As mentioned in the article, the two teams are organizationally closely aligned (Daniel, the author of the article, is leading both teams), and are often collaborating on exercises. We have found that combining classic security attack vectors with new ML-specific tactics, techniques and procedures (TTPs) is an excellent way to proactively identify and resolve issues, resulting in safer ML deployments. The teams cross-pollinate ideas and skillsets and come up with innovative vectors.
Google’s AI red team has key goals to advance its mission. Can you discuss your specific strategies or initiatives to achieve these goals?
The AI red team closely observes both new adversarial research that is being published, as well as where Google is integrating AI into products. We’re prioritizing AI red team exercises where we simulate an adversary pursuing specific goals. The results of these exercises are documented and shared with relevant stakeholders such as detection and response teams, the teams who own targeted systems, and Google leadership.
We also take a broad approach to addressing findings from red team exercises, applying lessons not just to the targeted areas, but more broadly to all products that can benefit. Each exercise that is executed gets us closer to achieving our goals.

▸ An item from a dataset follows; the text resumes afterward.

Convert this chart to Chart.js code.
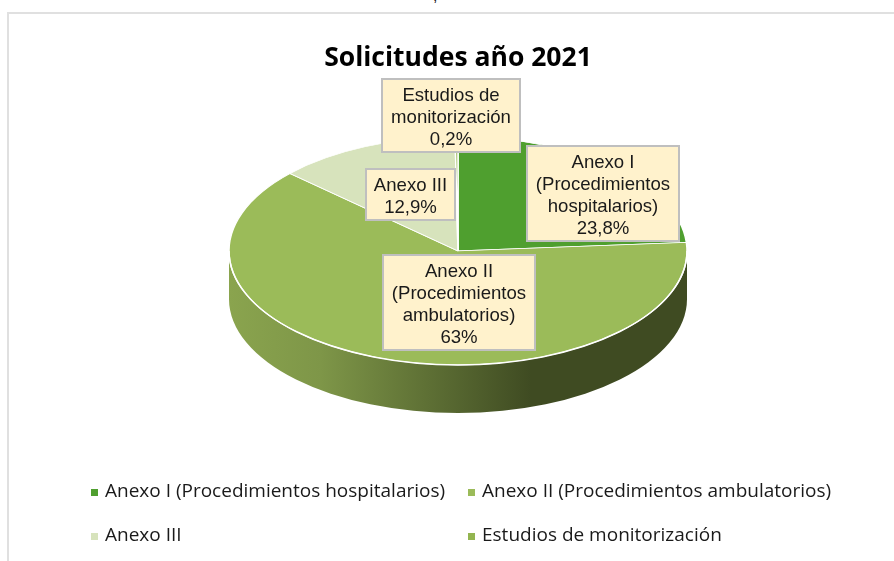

How does the AI red team specifically target AI deployments? What are some of the unique challenges posed by these AI systems?
At the beginning of an exercise, the AI red team sets up a scenario, describing who the simulated attacker is, what their capabilities are, and what goals they would like to achieve. To come up with this scenario, the team relies on threat intelligence. Since threat intelligence is still a bit scarce in this space, the team also augments it with what they believe attackers could be targeting in the future based on their understanding of the space. From there, they start brainstorming how a real adversary might be able to achieve these goals.
Similar to security red teams, it’s often not possible to achieve a realistic goal in a single step, so many times the team executes multiple attacks, with each step getting closer to their goal.
In traditional exercises, when a potential issue is identified, the team can usually start trying to exploit it right away. For ML exercises, there is often a need for more research into how theoretical attacks can be applied in practice.
Could you discuss collaboration between the red team and AI experts for realistic adversarial simulations?
Some of the tactics, techniques and procedures (TTPs) that we use in exercises to target AI deployments, and are mentioned in the report, require specific internal access that an external attacker would not have. This is when our AI Red Team is collaborating with the security red team to get in that position. We can’t speak to specific exercises, but here is a fictional example: The traditional red team would be executing an attack, like the plasma globe featured in the Hacking Google video, compromising an employee and gaining access to internal systems. From this position, the AI Red Team might then target an ML model to put a backdoor into it.
Addressing red team findings can often be challenging, with some attacks not having simple fixes. How does Google tackle these challenges?
The security and privacy of our users is always our top priority. If we cannot launch a new feature safely, we don’t launch it, regardless of how cool it might be. Where there is no simple solution to an identified issue, the AI Red Team collaborates closely with internal research teams that work hard to research new approaches to address these gaps. By sharing engaging stories in the form of attack narratives, the AI Red Team helps drive more visibility and investment in ML Safety. Often classic security mitigations, such as restricting access, input/output validation, and many others, can also significantly reduce the risk.